When the Christian sends us to the tower of Siloam he does us good service. If all Christians had learnt their lesson from that instead of from an older tradition and many superstitions, there would have been no need to send us. We should have known long ago what it tells of the judgements of God and the heavy responsibilities of men. And if the objection is made that the immediate application of the words of the prophet was far narrower than this to which we have carried it, our answer is that the mark of prophetic teaching is its inexhaustible richness of meaning and its proof that wisdom, of its essence, applies to life in every aspect and mode that life may display.


CHAPTER VIII

Notre liberté, dans les mouvements mêmes par

où elle s'affirme, crée les habitudes naissantes qui

l'étoufferont si elle ne se renouvelle par un effort

constant.

Bergson.

It is quite true that to be popular a religion must be corrupt.
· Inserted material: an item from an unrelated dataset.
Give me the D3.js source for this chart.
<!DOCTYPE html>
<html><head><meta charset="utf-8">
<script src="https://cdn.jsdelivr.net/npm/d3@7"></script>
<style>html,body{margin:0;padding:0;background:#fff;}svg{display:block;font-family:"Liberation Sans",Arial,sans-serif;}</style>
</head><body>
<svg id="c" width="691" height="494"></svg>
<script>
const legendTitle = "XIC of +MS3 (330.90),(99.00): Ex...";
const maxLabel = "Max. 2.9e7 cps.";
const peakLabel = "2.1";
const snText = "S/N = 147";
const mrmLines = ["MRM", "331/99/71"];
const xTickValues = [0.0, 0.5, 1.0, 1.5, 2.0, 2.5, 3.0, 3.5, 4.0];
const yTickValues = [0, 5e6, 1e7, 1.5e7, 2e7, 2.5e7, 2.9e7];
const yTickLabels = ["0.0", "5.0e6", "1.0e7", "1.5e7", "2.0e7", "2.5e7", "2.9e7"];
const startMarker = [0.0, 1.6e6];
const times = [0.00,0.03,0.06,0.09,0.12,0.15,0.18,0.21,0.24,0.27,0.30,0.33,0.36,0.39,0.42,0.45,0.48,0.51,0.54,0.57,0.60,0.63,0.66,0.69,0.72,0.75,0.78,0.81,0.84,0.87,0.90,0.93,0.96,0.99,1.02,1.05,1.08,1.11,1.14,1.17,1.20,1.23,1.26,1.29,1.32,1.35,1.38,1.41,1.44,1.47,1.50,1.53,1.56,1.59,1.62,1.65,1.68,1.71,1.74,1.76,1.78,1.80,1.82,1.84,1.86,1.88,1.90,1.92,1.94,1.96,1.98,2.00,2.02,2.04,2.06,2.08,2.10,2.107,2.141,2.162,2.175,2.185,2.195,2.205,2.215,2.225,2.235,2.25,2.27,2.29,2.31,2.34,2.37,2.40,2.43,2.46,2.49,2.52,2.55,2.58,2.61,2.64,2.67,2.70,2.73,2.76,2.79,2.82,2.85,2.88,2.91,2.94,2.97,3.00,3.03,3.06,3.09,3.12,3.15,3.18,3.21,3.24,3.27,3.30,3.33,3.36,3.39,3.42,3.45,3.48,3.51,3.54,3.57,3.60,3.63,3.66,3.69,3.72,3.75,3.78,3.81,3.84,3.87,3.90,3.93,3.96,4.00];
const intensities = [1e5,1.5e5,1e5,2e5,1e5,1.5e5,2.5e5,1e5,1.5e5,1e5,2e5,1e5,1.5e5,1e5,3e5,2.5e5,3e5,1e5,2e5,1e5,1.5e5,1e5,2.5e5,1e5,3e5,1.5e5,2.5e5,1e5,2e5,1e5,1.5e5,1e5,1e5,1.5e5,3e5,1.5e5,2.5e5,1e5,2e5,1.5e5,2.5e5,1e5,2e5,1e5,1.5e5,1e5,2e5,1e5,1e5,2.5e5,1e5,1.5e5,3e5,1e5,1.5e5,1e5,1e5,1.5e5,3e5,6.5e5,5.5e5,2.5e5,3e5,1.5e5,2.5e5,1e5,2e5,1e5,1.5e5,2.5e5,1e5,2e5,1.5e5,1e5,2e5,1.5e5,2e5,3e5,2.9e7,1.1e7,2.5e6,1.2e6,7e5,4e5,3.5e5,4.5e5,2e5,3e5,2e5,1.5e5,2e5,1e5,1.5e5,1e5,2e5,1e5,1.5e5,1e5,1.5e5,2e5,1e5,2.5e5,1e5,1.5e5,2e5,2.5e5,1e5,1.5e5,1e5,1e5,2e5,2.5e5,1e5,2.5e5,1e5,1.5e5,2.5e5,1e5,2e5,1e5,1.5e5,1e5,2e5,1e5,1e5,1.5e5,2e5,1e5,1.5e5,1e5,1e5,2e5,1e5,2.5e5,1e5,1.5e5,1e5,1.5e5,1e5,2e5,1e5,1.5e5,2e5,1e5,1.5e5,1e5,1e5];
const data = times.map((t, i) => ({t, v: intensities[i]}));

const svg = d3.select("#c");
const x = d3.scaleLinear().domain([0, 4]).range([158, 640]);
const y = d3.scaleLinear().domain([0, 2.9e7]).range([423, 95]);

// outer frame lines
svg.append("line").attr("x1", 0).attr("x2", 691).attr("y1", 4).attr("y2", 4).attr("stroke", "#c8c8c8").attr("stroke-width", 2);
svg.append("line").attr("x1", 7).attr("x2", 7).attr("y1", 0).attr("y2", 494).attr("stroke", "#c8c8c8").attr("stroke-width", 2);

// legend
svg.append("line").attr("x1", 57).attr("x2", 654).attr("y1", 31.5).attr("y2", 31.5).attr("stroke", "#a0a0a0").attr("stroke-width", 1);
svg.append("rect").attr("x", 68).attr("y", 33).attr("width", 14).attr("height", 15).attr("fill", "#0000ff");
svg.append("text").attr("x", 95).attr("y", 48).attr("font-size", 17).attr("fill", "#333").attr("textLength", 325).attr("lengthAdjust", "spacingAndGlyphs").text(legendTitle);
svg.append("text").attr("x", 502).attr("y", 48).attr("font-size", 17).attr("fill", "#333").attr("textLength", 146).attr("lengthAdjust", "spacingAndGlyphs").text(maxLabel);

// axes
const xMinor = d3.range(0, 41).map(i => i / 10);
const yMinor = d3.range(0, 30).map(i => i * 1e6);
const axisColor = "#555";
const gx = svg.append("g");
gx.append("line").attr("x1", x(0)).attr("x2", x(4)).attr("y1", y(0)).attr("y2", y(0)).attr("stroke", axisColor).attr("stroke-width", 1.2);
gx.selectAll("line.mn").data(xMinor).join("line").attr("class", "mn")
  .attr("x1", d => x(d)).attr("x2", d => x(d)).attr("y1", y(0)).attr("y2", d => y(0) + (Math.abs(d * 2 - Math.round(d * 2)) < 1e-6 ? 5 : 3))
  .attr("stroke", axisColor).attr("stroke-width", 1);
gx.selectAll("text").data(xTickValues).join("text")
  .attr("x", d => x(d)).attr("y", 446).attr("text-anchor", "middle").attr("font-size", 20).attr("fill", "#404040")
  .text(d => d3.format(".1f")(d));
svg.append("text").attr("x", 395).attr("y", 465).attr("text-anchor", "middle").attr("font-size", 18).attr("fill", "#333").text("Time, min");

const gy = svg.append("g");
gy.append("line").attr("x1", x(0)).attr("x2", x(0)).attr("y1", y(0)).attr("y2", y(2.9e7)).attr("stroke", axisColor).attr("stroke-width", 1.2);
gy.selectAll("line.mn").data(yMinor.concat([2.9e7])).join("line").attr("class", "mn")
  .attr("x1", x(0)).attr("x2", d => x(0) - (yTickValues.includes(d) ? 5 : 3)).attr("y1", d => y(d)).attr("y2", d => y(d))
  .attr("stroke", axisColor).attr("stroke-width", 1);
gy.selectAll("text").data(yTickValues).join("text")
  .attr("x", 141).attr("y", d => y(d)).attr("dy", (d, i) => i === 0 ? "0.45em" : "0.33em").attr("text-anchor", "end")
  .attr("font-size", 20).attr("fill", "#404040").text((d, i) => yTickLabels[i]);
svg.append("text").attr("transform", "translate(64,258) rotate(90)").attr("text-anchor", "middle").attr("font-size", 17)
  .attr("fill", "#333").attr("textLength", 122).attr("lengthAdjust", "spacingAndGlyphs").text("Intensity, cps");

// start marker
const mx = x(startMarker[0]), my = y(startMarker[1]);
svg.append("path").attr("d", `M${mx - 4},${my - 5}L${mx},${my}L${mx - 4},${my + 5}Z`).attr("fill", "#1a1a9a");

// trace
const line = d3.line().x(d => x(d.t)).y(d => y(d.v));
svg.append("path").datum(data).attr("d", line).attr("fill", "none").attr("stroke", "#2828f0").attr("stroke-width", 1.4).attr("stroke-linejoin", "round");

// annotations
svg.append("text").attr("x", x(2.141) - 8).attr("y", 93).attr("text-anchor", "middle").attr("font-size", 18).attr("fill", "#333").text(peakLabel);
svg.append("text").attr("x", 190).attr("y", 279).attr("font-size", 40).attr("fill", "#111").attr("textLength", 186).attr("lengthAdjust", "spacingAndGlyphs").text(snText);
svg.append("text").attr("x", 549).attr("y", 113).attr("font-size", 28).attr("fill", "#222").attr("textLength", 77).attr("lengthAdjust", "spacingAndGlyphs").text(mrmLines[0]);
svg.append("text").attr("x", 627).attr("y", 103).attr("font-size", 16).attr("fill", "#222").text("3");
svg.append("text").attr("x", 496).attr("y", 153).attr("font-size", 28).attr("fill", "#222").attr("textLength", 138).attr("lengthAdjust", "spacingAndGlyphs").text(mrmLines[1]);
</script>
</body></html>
The fact is noted both by its critics and enemies and by its friends and devotees. They express their minds in different terms but they agree. There is, however, a difference running through their agreement, at least in many cases. The critics who are also enemies regard the corruption not strictly as corruption but as the clearer manifestation of the true character religion has from the beginning. The religious man means precisely what he says when he calls it corrupt. There is a reality, true, beautiful, good, which men in the multitude do not find attractive, but which may be adapted, one way or another, overlaid, delicately or barbarously perverted, to suit them.